====== Dataset excerpt ======
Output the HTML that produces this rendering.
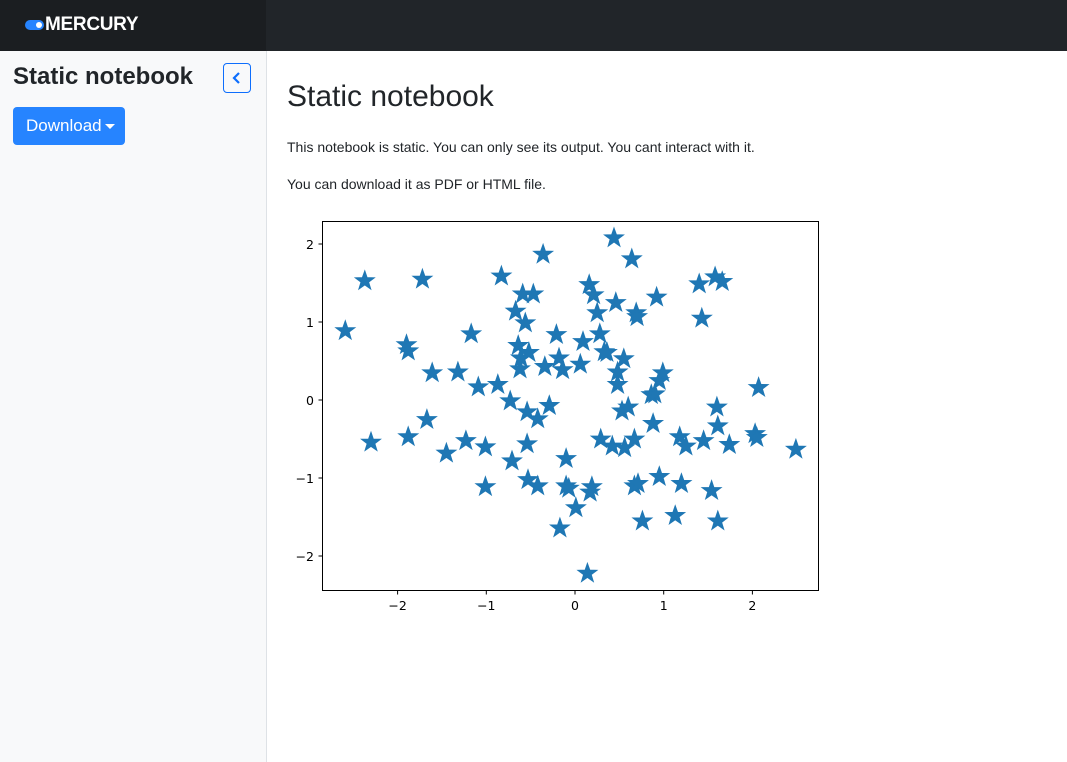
<!DOCTYPE html>
<html><head><meta charset="utf-8"><style>
*{box-sizing:border-box;margin:0;padding:0}
body{width:1067px;height:762px;overflow:hidden;font-family:"Liberation Sans",sans-serif;background:#fff;position:relative;color:#212529}
.nav{position:absolute;left:0;top:0;width:1067px;height:51px;background:#212529}
.navleft{position:absolute;left:0;top:0;width:266px;height:51px;background:#1b1e21}
.logo{position:absolute;left:45px;top:14px;color:#fff;font-weight:bold;font-size:19px;font-family:"Liberation Sans",sans-serif;letter-spacing:-0.3px}
.pill{position:absolute;left:25px;top:20px;width:19px;height:10px;border-radius:5px;background:#2684ff}
.pill:after{content:"";position:absolute;right:2px;top:2px;width:6px;height:6px;border-radius:3px;background:#fff}
.side{position:absolute;left:0;top:51px;width:267px;height:711px;background:#f8f9fa;border-right:1px solid #dee2e6}
.stitle{position:absolute;left:13px;top:12px;font-size:24px;font-weight:bold;font-family:"Liberation Sans",sans-serif}
.coll{position:absolute;left:223px;top:12px;width:28px;height:30px;border:1px solid #0d6efd;border-radius:4px}
.coll svg{position:absolute;left:8px;top:8px}
.dl{position:absolute;left:13px;top:56px;width:112px;height:38px;background:#2684ff;border-radius:4px;color:#fff;font-size:17px;line-height:38px;padding-left:13px;font-family:"Liberation Sans",sans-serif}
.caret{position:absolute;left:92px;top:17px;width:0;height:0;border-left:5px solid transparent;border-right:5px solid transparent;border-top:5px solid #fff}
h1{position:absolute;left:287px;top:80px;font-size:30px;font-weight:400}
p{position:absolute;left:287px;font-size:14px}
#chart{position:absolute;left:0;top:0}
</style></head><body>
<div class="nav"><div class="navleft"></div>
<div class="pill"></div>
<div class="logo">MERCURY</div></div>
<div class="side">
<div class="stitle">Static notebook</div>
<div class="coll"><svg width="10" height="12"><path d="M7 1 L2 6 L7 11" fill="none" stroke="#0d6efd" stroke-width="2.2"/></svg></div>
<div class="dl">Download<span class="caret"></span></div>
</div>
<h1>Static notebook</h1>
<p style="top:139px">This notebook is static. You can only see its output. You cant interact with it.</p>
<p style="top:176px">You can download it as PDF or HTML file.</p>
<svg id="chart" width="1067" height="762"></svg>
<script>
const xs=[-2.59,-2.37,-1.72,-2.30,-1.90,-1.88,-1.88,-1.67,-1.61,-1.45,-1.32,-1.23,-1.17,-1.09,-1.01,-1.01,-0.87,-0.83,-0.73,-0.71,-0.67,-0.64,-0.62,-0.61,-0.59,-0.56,-0.54,-0.54,-0.53,-0.52,-0.47,-0.42,-0.42,-0.36,-0.34,-0.29,-0.21,-0.18,-0.17,-0.14,-0.10,-0.10,-0.07,0.01,0.06,0.09,0.16,0.17,0.19,0.21,0.25,0.28,0.29,0.33,0.36,0.42,0.44,0.46,0.48,0.48,0.53,0.55,0.56,0.60,0.64,0.67,0.67,0.69,0.70,0.71,0.76,0.86,0.88,0.90,0.92,0.95,0.99,0.95,1.13,1.18,1.20,1.25,1.40,1.43,1.45,1.54,1.58,1.60,1.61,1.61,1.66,1.74,2.03,2.05,2.07,2.49,0.14];
const ys=[0.90,1.54,1.56,-0.53,0.72,0.64,-0.46,-0.24,0.36,-0.67,0.37,-0.51,0.86,0.18,-0.59,-1.10,0.21,1.60,0.00,-0.77,1.15,0.71,0.41,0.55,1.37,1.00,-0.55,-0.14,-1.01,0.62,1.37,-0.23,-1.09,1.88,0.44,-0.06,0.85,0.55,-1.63,0.40,-0.74,-1.09,-1.12,-1.37,0.47,0.76,1.49,-1.17,-1.10,1.36,1.13,0.86,-0.49,0.63,0.62,-0.58,2.09,1.26,0.37,0.21,-0.13,0.54,-0.60,-0.08,1.82,-0.49,-1.09,1.13,1.08,-1.06,-1.54,0.08,-0.29,0.09,1.33,0.26,0.36,-0.97,-1.47,-0.46,-1.06,-0.58,1.50,1.06,-0.51,-1.15,1.59,-0.08,-1.54,-0.32,1.53,-0.56,-0.42,-0.47,0.17,-0.62,-2.21];
const xTicks=[-2,-1,0,1,2];
const yTicks=[-2,-1,0,1,2];
const xTickLabels=["\u22122","\u22121","0","1","2"];
const yTickLabels=["\u22122","\u22121","0","1","2"];
const X=v=>575+v*88.7, Y=v=>400-v*78;
const svg=document.getElementById('chart'),NS="http://www.w3.org/2000/svg";
function mk(t,a){const e=document.createElementNS(NS,t);for(const k in a)e.setAttribute(k,a[k]);svg.appendChild(e);return e;}
const frame=mk('rect',{x:322.5,y:221.5,width:496,height:369,fill:'none',stroke:'#000','stroke-width':1});


xTicks.forEach((t,i)=>{const x=X(t);
const l=mk('line',{x1:x,x2:x,y1:590.5,y2:594.5,stroke:'#000'});


const tx=mk('text',{x:x,y:610,'text-anchor':'middle','font-size':12.5,'font-family':'DejaVu Sans, sans-serif',fill:'#000'});tx.textContent=xTickLabels[i];

});
yTicks.forEach((t,i)=>{const y=Y(t);
const l=mk('line',{x1:318.5,x2:322.5,y1:y,y2:y,stroke:'#000'});


const tx=mk('text',{x:314,y:y+5,'text-anchor':'end','font-size':12.5,'font-family':'DejaVu Sans, sans-serif',fill:'#000'});tx.textContent=yTickLabels[i];

});
function star(cx,cy,R){const r=R*0.4;let p=[];for(let i=0;i<10;i++){const a=-Math.PI/2+i*Math.PI/5,rr=i%2?r:R;p.push((cx+rr*Math.cos(a)).toFixed(1)+','+(cy+rr*Math.sin(a)).toFixed(1));}return p.join(' ');}
xs.forEach((v,i)=>{const s=mk('polygon',{points:star(X(v),Y(ys[i])+1,10),fill:'#1f77b4',stroke:'#1f77b4','stroke-width':1,'stroke-linejoin':'miter'});

});
</script>
</body></html>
======
- What you are asked to do -
Omit the pictures and output all of the other material exactly.

- Result of this task -
Output the HTML that produces this rendering.
<!DOCTYPE html>
<html><head><meta charset="utf-8"><style>
*{box-sizing:border-box;margin:0;padding:0}
body{width:1067px;height:762px;overflow:hidden;font-family:"Liberation Sans",sans-serif;background:#fff;position:relative;color:#212529}
.nav{position:absolute;left:0;top:0;width:1067px;height:51px;background:#212529}
.navleft{position:absolute;left:0;top:0;width:266px;height:51px;background:#1b1e21}
.logo{position:absolute;left:45px;top:14px;color:#fff;font-weight:bold;font-size:19px;font-family:"Liberation Sans",sans-serif;letter-spacing:-0.3px}
.pill{position:absolute;left:25px;top:20px;width:19px;height:10px;border-radius:5px;background:#2684ff}
.pill:after{content:"";position:absolute;right:2px;top:2px;width:6px;height:6px;border-radius:3px;background:#fff}
.side{position:absolute;left:0;top:51px;width:267px;height:711px;background:#f8f9fa;border-right:1px solid #dee2e6}
.stitle{position:absolute;left:13px;top:12px;font-size:24px;font-weight:bold;font-family:"Liberation Sans",sans-serif}
.coll{position:absolute;left:223px;top:12px;width:28px;height:30px;border:1px solid #0d6efd;border-radius:4px}
.coll svg{position:absolute;left:8px;top:8px}
.dl{position:absolute;left:13px;top:56px;width:112px;height:38px;background:#2684ff;border-radius:4px;color:#fff;font-size:17px;line-height:38px;padding-left:13px;font-family:"Liberation Sans",sans-serif}
.caret{position:absolute;left:92px;top:17px;width:0;height:0;border-left:5px solid transparent;border-right:5px solid transparent;border-top:5px solid #fff}
h1{position:absolute;left:287px;top:80px;font-size:30px;font-weight:400}
p{position:absolute;left:287px;font-size:14px}
#chart{position:absolute;left:0;top:0}
</style></head><body>
<div class="nav"><div class="navleft"></div>
<div class="pill"></div>
<div class="logo">MERCURY</div></div>
<div class="side">
<div class="stitle">Static notebook</div>
<div class="coll"><svg width="10" height="12"><path d="M7 1 L2 6 L7 11" fill="none" stroke="#0d6efd" stroke-width="2.2"/></svg></div>
<div class="dl">Download<span class="caret"></span></div>
</div>
<h1>Static notebook</h1>
<p style="top:139px">This notebook is static. You can only see its output. You cant interact with it.</p>
<p style="top:176px">You can download it as PDF or HTML file.</p>
<svg id="chart" width="1067" height="762"></svg>
<script>
const xs=[-2.59,-2.37,-1.72,-2.30,-1.90,-1.88,-1.88,-1.67,-1.61,-1.45,-1.32,-1.23,-1.17,-1.09,-1.01,-1.01,-0.87,-0.83,-0.73,-0.71,-0.67,-0.64,-0.62,-0.61,-0.59,-0.56,-0.54,-0.54,-0.53,-0.52,-0.47,-0.42,-0.42,-0.36,-0.34,-0.29,-0.21,-0.18,-0.17,-0.14,-0.10,-0.10,-0.07,0.01,0.06,0.09,0.16,0.17,0.19,0.21,0.25,0.28,0.29,0.33,0.36,0.42,0.44,0.46,0.48,0.48,0.53,0.55,0.56,0.60,0.64,0.67,0.67,0.69,0.70,0.71,0.76,0.86,0.88,0.90,0.92,0.95,0.99,0.95,1.13,1.18,1.20,1.25,1.40,1.43,1.45,1.54,1.58,1.60,1.61,1.61,1.66,1.74,2.03,2.05,2.07,2.49,0.14];
const ys=[0.90,1.54,1.56,-0.53,0.72,0.64,-0.46,-0.24,0.36,-0.67,0.37,-0.51,0.86,0.18,-0.59,-1.10,0.21,1.60,0.00,-0.77,1.15,0.71,0.41,0.55,1.37,1.00,-0.55,-0.14,-1.01,0.62,1.37,-0.23,-1.09,1.88,0.44,-0.06,0.85,0.55,-1.63,0.40,-0.74,-1.09,-1.12,-1.37,0.47,0.76,1.49,-1.17,-1.10,1.36,1.13,0.86,-0.49,0.63,0.62,-0.58,2.09,1.26,0.37,0.21,-0.13,0.54,-0.60,-0.08,1.82,-0.49,-1.09,1.13,1.08,-1.06,-1.54,0.08,-0.29,0.09,1.33,0.26,0.36,-0.97,-1.47,-0.46,-1.06,-0.58,1.50,1.06,-0.51,-1.15,1.59,-0.08,-1.54,-0.32,1.53,-0.56,-0.42,-0.47,0.17,-0.62,-2.21];
const xTicks=[-2,-1,0,1,2];
const yTicks=[-2,-1,0,1,2];
const xTickLabels=["\u22122","\u22121","0","1","2"];
const yTickLabels=["\u22122","\u22121","0","1","2"];
const X=v=>575+v*88.7, Y=v=>400-v*78;
const svg=document.getElementById('chart'),NS="http://www.w3.org/2000/svg";
function mk(t,a){const e=document.createElementNS(NS,t);for(const k in a)e.setAttribute(k,a[k]);svg.appendChild(e);return e;}
const frame=mk('rect',{x:322.5,y:221.5,width:496,height:369,fill:'none',stroke:'#000','stroke-width':1});


xTicks.forEach((t,i)=>{const x=X(t);
const l=mk('line',{x1:x,x2:x,y1:590.5,y2:594.5,stroke:'#000'});


const tx=mk('text',{x:x,y:610,'text-anchor':'middle','font-size':12.5,'font-family':'DejaVu Sans, sans-serif',fill:'#000'});tx.textContent=xTickLabels[i];

});
yTicks.forEach((t,i)=>{const y=Y(t);
const l=mk('line',{x1:318.5,x2:322.5,y1:y,y2:y,stroke:'#000'});


const tx=mk('text',{x:314,y:y+5,'text-anchor':'end','font-size':12.5,'font-family':'DejaVu Sans, sans-serif',fill:'#000'});tx.textContent=yTickLabels[i];

});
function star(cx,cy,R){const r=R*0.4;let p=[];for(let i=0;i<10;i++){const a=-Math.PI/2+i*Math.PI/5,rr=i%2?r:R;p.push((cx+rr*Math.cos(a)).toFixed(1)+','+(cy+rr*Math.sin(a)).toFixed(1));}return p.join(' ');}
xs.forEach((v,i)=>{const s=mk('polygon',{points:star(X(v),Y(ys[i])+1,10),fill:'#1f77b4',stroke:'#1f77b4','stroke-width':1,'stroke-linejoin':'miter'});

});
</script>
</body></html>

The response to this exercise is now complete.